Of Music, Jews and Evil
Of Music, Jews and Evil



A portrait of famous composer Frederic Chopin that once hung in Auschwitz has just resurfaced at the home of a Polish university professor.

The portrait was on the walls of a building where the Auschwitz prisoners’ orchestra held its rehearsals.

Paul Celan's “Todesfuge”  poem recalls the Jewish musicians forced to perform by the S.S. Jewish musicians were ordered to play a “Death Tango” during marches, grave-digging, tortures, and executions.

Chopin was a genius, but a Jew-hater too. That’s why the Nazis took inspiration from the Polish composer. Richard Wagner was another notorious anti-Semite, and Adolf Hitler loved his music.

Wagner and Chopin, needless to say, weren’t Nazi. They died before Hitler was born. But their hatred of the Jews, like Hitler’s, was more than a tic: it lay at the heart of their vision of the world. The glories of “Tannhauser” and “Lohengrin” provided a musical accompaniment to the Holocaust.

There, in the gas chambers, the faith in “truth as beauty and beauty as truth” met its end.

Many other composers accepted to serve the Nazi monster, including Herbert von Karajan. But the most famous was Wilhelm Furtwangler, the greatest German musician of the century who conducted at a concert for Hitler's birthday in 1942.

A new generation of anti-Jewish composers and opera authors is emerging in the last years. At the end of the month the English National Opera will, in London, begin staging “The Death of Klinghoffer”, a music production that revolves around the tragic Achille Lauro hijacking by the Palestine Liberation Front of October, 1985. Composer John Adams and librettist Alice Goodman claim that their purpose in the production was to afford equal voice “to both Palestinian and Israeli suffering”.

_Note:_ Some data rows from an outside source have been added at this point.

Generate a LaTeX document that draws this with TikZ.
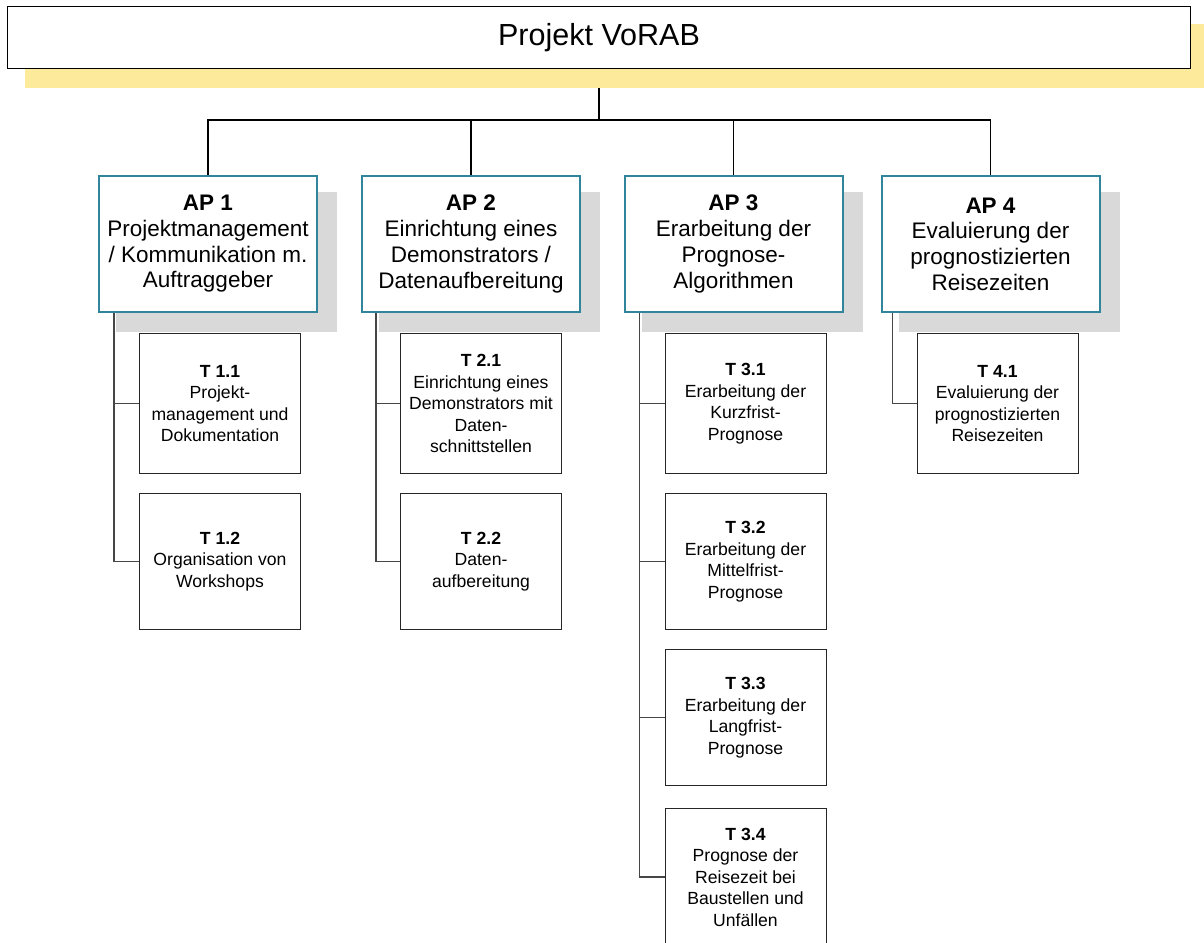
\documentclass[tikz,border=0pt]{standalone}
\usepackage{fontspec}
\setmainfont{Liberation Sans}
\pgfdeclarelayer{conn}
\pgfdeclarelayer{shade}
\pgfsetlayers{conn,shade,main}
\definecolor{apteal}{RGB}{49,133,155}
\definecolor{yshade}{RGB}{254,234,155}
\definecolor{gshade}{RGB}{217,217,217}
\definecolor{subline}{RGB}{70,70,70}
\begin{document}
\begin{tikzpicture}[x=1pt,y=-1pt,
  topbox/.style={draw=black, line width=1.2pt, fill=white, minimum width=1183pt, minimum height=62pt, inner sep=0pt, font=\fontsize{30.5}{36}\selectfont},
  apbox/.style={draw=apteal, line width=2pt, fill=white, minimum width=218pt, minimum height=136pt, inner sep=0pt, align=center, font=\fontsize{22.5}{25.7}\selectfont},
  tbox/.style={draw=black!85, line width=1pt, fill=white, minimum width=161pt, minimum height=136pt, inner sep=0pt, align=center, font=\fontsize{17.6}{21.5}\selectfont},
  bar/.style={draw=black, line width=1.6pt},
  sub/.style={draw=subline, line width=1.2pt},
  yshadow/.style={fill=yshade},
  gshadow/.style={fill=gshade},
]
\useasboundingbox (0,0) rectangle (1204,942);

% top box
\node[topbox] (top) at (599,37.5) {Projekt VoRAB};

% AP boxes
\node[apbox] (ap1) at (208,244) {\textbf{AP 1}\\Projektmanagement\\/ Kommunikation m.\\Auftraggeber};
\node[apbox] (ap2) at (471,244) {\textbf{AP 2}\\Einrichtung eines\\Demonstrators /\\Datenaufbereitung};
\node[apbox] (ap3) at (733.5,244) {\textbf{AP 3}\\Erarbeitung der\\Prognose-\\Algorithmen};
\node[apbox] (ap4) at (990.5,244) {\textbf{AP 4}\\Evaluierung der\\prognostizierten\\Reisezeiten};

% T boxes
\node[tbox, minimum height=140pt] (t11) at (220,403.5) {\textbf{T 1.1}\\Projekt-\\management und\\Dokumentation};
\node[tbox] (t12) at (220,561.5) {\textbf{T 1.2}\\Organisation von\\Workshops};
\node[tbox, minimum height=140pt] (t21) at (481,403.5) {\textbf{T 2.1}\\Einrichtung eines\\Demonstrators mit\\Daten-\\schnittstellen};
\node[tbox] (t22) at (481,561.5) {\textbf{T 2.2}\\Daten-\\aufbereitung};
\node[tbox, minimum height=140pt] (t31) at (745.5,403.5) {\textbf{T 3.1}\\Erarbeitung der\\Kurzfrist-\\Prognose};
\node[tbox] (t32) at (745.5,561.5) {\textbf{T 3.2}\\Erarbeitung der\\Mittelfrist-\\Prognose};
\node[tbox] (t33) at (745.5,717.5) {\textbf{T 3.3}\\Erarbeitung der\\Langfrist-\\Prognose};
\node[tbox, minimum height=137pt] (t34) at (745.5,877) {\textbf{T 3.4}\\Prognose der\\Reisezeit bei\\Baustellen und\\Unfällen};
\node[tbox, minimum height=140pt] (t41) at (997.5,403.5) {\textbf{T 4.1}\\Evaluierung der\\prognostizierten\\Reisezeiten};

% shadows
\begin{pgfonlayer}{shade}
  \fill[yshadow] (25,24) rectangle (1204,88);
  \foreach \n in {ap1,ap2,ap3,ap4}{
    \fill[gshadow] ([xshift=18pt,yshift=-17pt]\n.north west) rectangle ([xshift=19pt,yshift=-19pt]\n.south east);
  }
\end{pgfonlayer}

% connectors
\begin{pgfonlayer}{conn}
  \coordinate (hub) at (599,120);
  \draw[bar] (top.south) -- (hub);
  \draw[bar] (ap1.north) |- (ap4.north |- hub) -- (ap4.north);
  \draw[bar] (ap2.north) -- (ap2.north |- hub);
  \draw[bar] (ap3.north) -- (ap3.north |- hub);

  \coordinate (s1) at ([xshift=16pt]ap1.south west);
  \coordinate (s2) at ([xshift=15pt]ap2.south west);
  \coordinate (s3) at ([xshift=16pt]ap3.south west);
  \coordinate (s4) at ([xshift=12pt]ap4.south west);
  \draw[sub] (s1) |- (t11.west);
  \draw[sub] (s1) |- (t12.west);
  \draw[sub] (s2) |- (t21.west);
  \draw[sub] (s2) |- (t22.west);
  \draw[sub] (s3) |- (t31.west);
  \draw[sub] (s3) |- (t32.west);
  \draw[sub] (s3) |- (t33.west);
  \draw[sub] (s3) |- (t34.west);
  \draw[sub] (s4) |- (t41.west);
\end{pgfonlayer}
\end{tikzpicture}
\end{document}
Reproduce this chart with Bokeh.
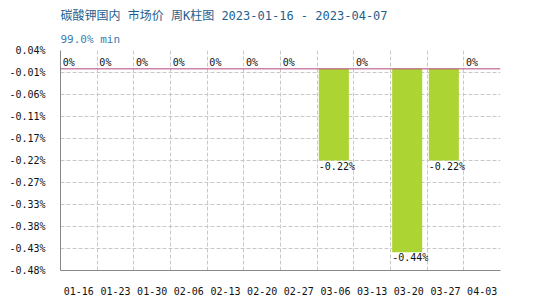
import numpy as np
from bokeh.plotting import figure
from bokeh.models import (Range1d, FixedTicker, Grid, Span, Title, ColumnDataSource,
                          PrintfTickFormatter)
from bokeh.transform import dodge
from bokeh.embed import file_html
from bokeh.resources import INLINE
from bokeh.core.properties import value

# ---- data ----
categories = ["01-16", "01-23", "01-30", "02-06", "02-13", "02-20",
              "02-27", "03-06", "03-13", "03-20", "03-27", "04-03"]
values = [0, 0, 0, 0, 0, 0, 0, -0.22, 0, -0.44, -0.22, 0]
y_tick_labels = ["0.04%", "-0.01%", "-0.06%", "-0.11%", "-0.17%", "-0.22%",
                 "-0.27%", "-0.33%", "-0.38%", "-0.43%", "-0.48%"]
title_text = "碳酸钾国内 市场价 周K柱图 2023-01-16 - 2023-04-07"
subtitle_text = "99.0% min"

y_max, y_min = 0.044, -0.484

MONO = "DejaVu Sans Mono, Noto Sans CJK SC"
BAR = "#acd533"
ZERO = "#b5487f"
TITLE_C = "#1f5f8e"
GRID_C = "#c8c8c8"

xs = list(range(len(categories)))
labels = [f"{v:g}%" for v in values]
src = ColumnDataSource(dict(x=xs, v=values, lab=labels))

p = figure(width=550, height=300, output_backend="svg", toolbar_location=None,
           x_range=Range1d(-0.5, len(categories) - 0.5),
           y_range=Range1d(y_min, y_max),
           min_border_left=60, min_border_right=50, min_border_top=50,
           min_border_bottom=30, background_fill_color="white",
           border_fill_color="white", outline_line_color=None)
p.title = None

sub = Title(text=subtitle_text, text_font=MONO, text_font_size="11px",
            text_color="#3b7bb0", text_font_style="normal", offset=0,
            standoff=10)
p.add_layout(sub, "above")
main = Title(text=title_text, text_font=MONO, text_font_size="12px",
             text_color=TITLE_C, text_font_style="normal", offset=0,
             standoff=5)
p.add_layout(main, "above")

# axes
step = (y_max - y_min) / (len(y_tick_labels) - 1)
y_ticks = [round(y_max - i * step, 4) for i in range(len(y_tick_labels))]
p.yaxis.ticker = FixedTicker(ticks=y_ticks)
p.yaxis.formatter = PrintfTickFormatter(format="%.2f%%")
p.yaxis.major_label_overrides = {t: l for t, l in zip(y_ticks, y_tick_labels)}
p.xaxis.ticker = FixedTicker(ticks=xs)
p.xaxis.major_label_overrides = {i: c for i, c in zip(xs, categories)}

for ax in (p.xaxis, p.yaxis):
    ax.major_tick_line_color = None
    ax.minor_tick_line_color = None
    ax.axis_line_color = "#888888"
    ax.axis_line_width = 1
    ax.major_label_text_font = MONO
    ax.major_label_text_font_size = "10px"
    ax.major_label_text_color = "#111111"
p.yaxis.major_label_standoff = 9
p.xaxis.major_label_standoff = 10

# grids
p.xgrid.visible = False
p.ygrid.grid_line_color = GRID_C
p.ygrid.grid_line_dash = "4 2"
p.ygrid.ticker = FixedTicker(ticks=y_ticks)
vgrid = Grid(dimension=0, ticker=FixedTicker(ticks=[i + 0.5 for i in xs]),
             grid_line_color=GRID_C, grid_line_dash="4 2")
p.add_layout(vgrid)

# bars
p.vbar(x=dodge("x", -0.045, range=p.x_range), top="v", bottom=0, width=0.82,
       source=src, fill_color=BAR, line_color=None)

# zero line
p.add_layout(Span(location=0, dimension="width", line_color=ZERO, line_width=1))

# value labels
zero_src = ColumnDataSource(dict(x=[x for x, v in zip(xs, values) if v == 0],
                                 v=[v for v in values if v == 0],
                                 lab=[l for l, v in zip(labels, values) if v == 0]))
neg_src = ColumnDataSource(dict(x=[x for x, v in zip(xs, values) if v != 0],
                                v=[v for v in values if v != 0],
                                lab=[l for l, v in zip(labels, values) if v != 0]))
p.text(x=dodge("x", -0.44, range=p.x_range), y="v", text="lab", source=zero_src,
       text_font=value("DejaVu Sans Mono"), text_font_size="10px",
       text_color="#111111", text_align="left", text_baseline="bottom",
       y_offset=-1)
p.text(x=dodge("x", -0.455, range=p.x_range), y="v", text="lab", source=neg_src,
       text_font=value("DejaVu Sans Mono"), text_font_size="10px",
       text_color="#111111", text_align="left", text_baseline="top")

open("out.html", "w").write(file_html(p, INLINE))
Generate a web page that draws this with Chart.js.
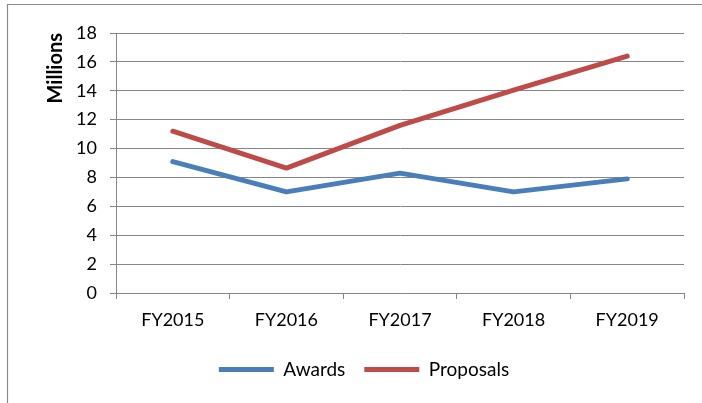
<!DOCTYPE html>
<html>
<head>
<meta charset="utf-8">
<script src="https://cdn.jsdelivr.net/npm/chart.js@4/dist/chart.umd.min.js"></script>
<style>
  html, body { margin: 0; padding: 0; background: #fff; }
  #wrap { position: relative; width: 702px; height: 403px; }
</style>
</head>
<body>
<div id="wrap"><canvas id="c" width="702" height="403"></canvas></div>
<script>
const categories = ['FY2015', 'FY2016', 'FY2017', 'FY2018', 'FY2019'];
const awards = [9.1, 7.0, 8.3, 7.0, 7.9];
const proposals = [11.2, 8.65, 11.6, 14.05, 16.4];
const yTicks = [0, 2, 4, 6, 8, 10, 12, 14, 16, 18];

const FONT = 'Lato, "Open Sans", sans-serif';

const framePlugin = {
  id: 'frame',
  beforeDraw(chart) {
    const ctx = chart.ctx;
    ctx.save();
    ctx.strokeStyle = '#8a8a8a';
    ctx.lineWidth = 1.2;
    ctx.beginPath();
    ctx.moveTo(7.5, 403);
    ctx.lineTo(7.5, 4.5);
    ctx.lineTo(702, 4.5);
    ctx.stroke();
    ctx.restore();
  }
};

new Chart(document.getElementById('c'), {
  type: 'line',
  data: {
    labels: categories,
    datasets: [
      {
        label: 'Awards',
        data: awards,
        borderColor: '#4A7EBB',
        backgroundColor: '#4A7EBB',
        borderWidth: 5,
        borderCapStyle: 'round',
        borderJoinStyle: 'round',
        pointRadius: 0,
        pointHoverRadius: 0,
        tension: 0
      },
      {
        label: 'Proposals',
        data: proposals,
        borderColor: '#BE4B48',
        backgroundColor: '#BE4B48',
        borderWidth: 5,
        borderCapStyle: 'round',
        borderJoinStyle: 'round',
        pointRadius: 0,
        pointHoverRadius: 0,
        tension: 0
      }
    ]
  },
  options: {
    responsive: false,
    animation: false,
    devicePixelRatio: 1,
    layout: { padding: { left: 44, right: 18, top: 33, bottom: 14 } },
    plugins: {
      tooltip: { enabled: false },
      legend: {
        position: 'bottom',
        labels: {
          usePointStyle: true,
          pointStyle: 'line',
          pointStyleWidth: 55,
          boxHeight: 19,
          padding: 19,
          color: '#000',
          font: { family: FONT, size: 19 }
        }
      }
    },
    scales: {
      x: {
        type: 'category',
        offset: true,
        afterFit(scale) { scale.height = 48; },
        grid: {
          offset: true,
          drawOnChartArea: false,
          drawTicks: true,
          tickLength: 6,
          color: '#868686',
          lineWidth: 1
        },
        border: { display: true, color: '#868686', width: 1 },
        ticks: {
          color: '#000',
          padding: 10,
          maxRotation: 0,
          font: { family: FONT, size: 18 }
        }
      },
      y: {
        min: 0,
        max: 18,
        afterFit(scale) { scale.width = 72; },
        afterBuildTicks(scale) { scale.ticks = yTicks.map(v => ({ value: v })); },
        grid: {
          color: '#868686',
          lineWidth: 1,
          drawTicks: true,
          tickLength: 6
        },
        border: { display: true, color: '#868686', width: 1 },
        ticks: {
          color: '#000',
          padding: 13,
          font: { family: FONT, size: 18 }
        },
        title: {
          display: true,
          text: 'Millions',
          align: 'end',
          color: '#000',
          padding: { top: 0, bottom: 0 },
          font: { family: FONT, size: 20, weight: 'bold' }
        }
      }
    }
  },
  plugins: [framePlugin]
});
</script>
</body>
</html>
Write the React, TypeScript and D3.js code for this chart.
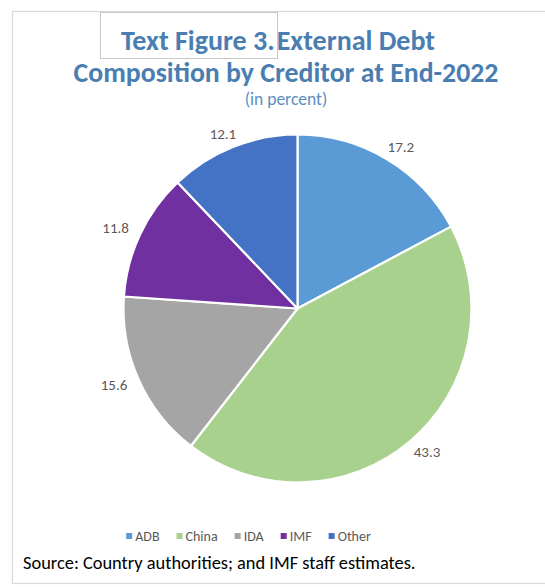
import React, { useEffect, useRef } from "react";
import * as d3 from "d3";

const categories = ["ADB", "China", "IDA", "IMF", "Other"];
const shares = [17.2, 43.3, 15.6, 11.8, 12.1];
const sliceColors = ["#5B9BD5", "#A9D18E", "#A5A5A5", "#7030A0", "#4472C4"];
const titleLine1a = "Text Figure 3.";
const titleLine1b = "External Debt";
const titleLine2 = "Composition by Creditor at End-2022";
const subtitle = "(in percent)";
const sourceNote = "Source: Country authorities; and IMF staff estimates.";

const W = 545;
const H = 587;
const FONT = "Carlito, Calibri, Lato, 'Noto Sans', sans-serif";

export default function App() {
  const ref = useRef<SVGSVGElement | null>(null);

  useEffect(() => {
    const svg = d3.select(ref.current);
    svg.selectAll("*").remove();

    // outer frame
    svg.append("rect")
      .attr("x", 12.5).attr("y", 11.5)
      .attr("width", W + 20).attr("height", 572)
      .attr("fill", "#fff").attr("stroke", "#D9D9D9").attr("stroke-width", 1.2);

    // box around "Text Figure 3."
    svg.append("rect")
      .attr("x", 100.5).attr("y", 12.5)
      .attr("width", 177).attr("height", 46)
      .attr("fill", "none").attr("stroke", "#C8C8C8").attr("stroke-width", 1);

    const titleColor = "#4A7EB1";
    const t1 = svg.append("text")
      .attr("x", 278).attr("y", 50)
      .attr("text-anchor", "middle")
      .attr("font-family", FONT).attr("font-weight", "bold")
      .attr("font-size", 28).attr("fill", titleColor);
    t1.append("tspan").text(titleLine1a);
    t1.append("tspan").attr("dx", 2).text(titleLine1b);

    svg.append("text")
      .attr("x", 286).attr("y", 82)
      .attr("text-anchor", "middle")
      .attr("font-family", FONT).attr("font-weight", "bold")
      .attr("font-size", 27.8).attr("fill", titleColor)
      .text(titleLine2);

    svg.append("text")
      .attr("x", 286).attr("y", 105)
      .attr("text-anchor", "middle")
      .attr("font-family", FONT)
      .attr("font-size", 17.5).attr("fill", "#5B8EC2")
      .text(subtitle);

    // pie
    const cx = 297.5, cy = 308.5, R = 174;
    const data = categories.map((c, i) => ({ name: c, value: shares[i], color: sliceColors[i] }));
    const pie = d3.pie<any>().sort(null).value((d: any) => d.value);
    const arcs = pie(data);
    const arc = d3.arc<any>().innerRadius(0).outerRadius(R);
    const g = svg.append("g").attr("transform", `translate(${cx},${cy})`);
    g.selectAll("path.slice").data(arcs).enter().append("path")
      .attr("class", "slice")
      .attr("d", arc as any)
      .attr("fill", (d: any) => d.data.color)
      .attr("stroke", "#fff").attr("stroke-width", 2.2)
      .attr("stroke-linejoin", "round");

    // labels (outside end)
    g.selectAll("text.lbl").data(arcs).enter().append("text")
      .attr("class", "lbl")
      .attr("x", (d: any) => {
        const a = (d.startAngle + d.endAngle) / 2;
        return Math.sin(a) * (R + 10) + Math.sin(a) * 17;
      })
      .attr("y", (d: any) => {
        const a = (d.startAngle + d.endAngle) / 2;
        return -Math.cos(a) * (R + 8) - Math.cos(a) * 6 + 5;
      })
      .attr("text-anchor", "middle")
      .attr("font-family", FONT).attr("font-size", 15)
      .attr("fill", "#595959")
      .text((d: any) => d.data.value.toFixed(1));

    // legend
    const lg = svg.append("g");
    let x = 0;
    data.forEach((d) => {
      const item = lg.append("g").attr("transform", `translate(${x},0)`);
      item.append("rect").attr("x", 0).attr("y", -3).attr("width", 6).attr("height", 6).attr("fill", d.color);
      const t = item.append("text").attr("x", 9).attr("y", 5)
        .attr("font-family", FONT).attr("font-size", 14).attr("fill", "#595959").text(d.name);
      const w = (t.node() as SVGTextElement).getComputedTextLength();
      x += 9 + w + 17;
    });
    const totalW = x - 17;
    lg.attr("transform", `translate(${248.5 - totalW / 2},536)`);

    svg.append("text")
      .attr("x", 23).attr("y", 569)
      .attr("font-family", FONT).attr("font-size", 18.4).attr("fill", "#000")
      .text(sourceNote);
  }, []);

  return (
    <svg ref={ref} width={W} height={H}
      style={{ position: "absolute", left: 0, top: 0, background: "#fff" }} />
  );
}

The music romanticizes the killing of an innocent, wheelchair-bound Jewish passenger, shot in cold blood, in the forehead and chest, and then dumped into the sea.

When the Brooklyn Academy of Music first staged Klinghoffer, Lisa and Ilsa Klinghoffer, the daughters of Leon, attended anonymously. Disgusted at the idealistic portrayal of their father’s killers, they issued a statement: “It’s a production that appears to us to be anti-Semitic”.

Greek composer Mikis Theodorakis, a winner of the Unesco International Music Prize, is a famous Jew-hater. “Everything that happens today in the world has to do with the Zionists... American Jews are behind the world economic crisis that has hit Greece also”, Theodorakis said last year. The president of Austria’s National Council pulled the plug on Theodorakis’ song “Mauthausen Trilogy”, which was slated to be sung at a Holocaust remembrance event in Vienna, because of the songwriter’s anti-Jewish statements. Earlier Theodorakis declared on Greek television that he was “anti-Israel and anti-Semitic”.

Last year the famous Israeli conductor Daniel Barenboim led an ensemble of European musicians to Hamastan, including Italians from world-renowned opera house of La Scala in Milan. The conductor crossed a red line with his most unethical gesture. Barenboim refused to take part in Israel’s 60th anniversary festivities, he refused to be interviewed by a reporter for Israel’s Army radio simply because she was wearing an IDF uniform, he obtained a Palestinian passport approved by the former Hamas-led Palestinian unity government, he performed in Ramallah when terror groups were launching suicide attacks against Israeli restaurants, and he compared Israeli soldiers to Nazis during a lecture at Columbia University in New York.

“Moses and Pharaoh” by Gioachino Rossini, the19th century Italian opera master, was staged again in an anti-Israel, anti-Jewish re-working at the prestigious Salzburg Opera Festival. Hannah Conway‘s “When I Am Old”, inspired by the mythology of Rachel Corrie, the pro-Palestinian activist who lost her life in 2003 trying to block Israeli bulldozers clearing an area used by terrorists, depicts Israeli soldiers as Nazi-like characters.

You also have “Manifest Destiny” by the composer Keith Burstein and librettist Dic Edward, a musical opera which romanticizes Palestinian suicide bombers.

Echoing T.W. Adorno’s dictum, “Hitler und die IX. Symphonie: Seid umzingelt, Millionen”, this is the new soundtrack of hatred.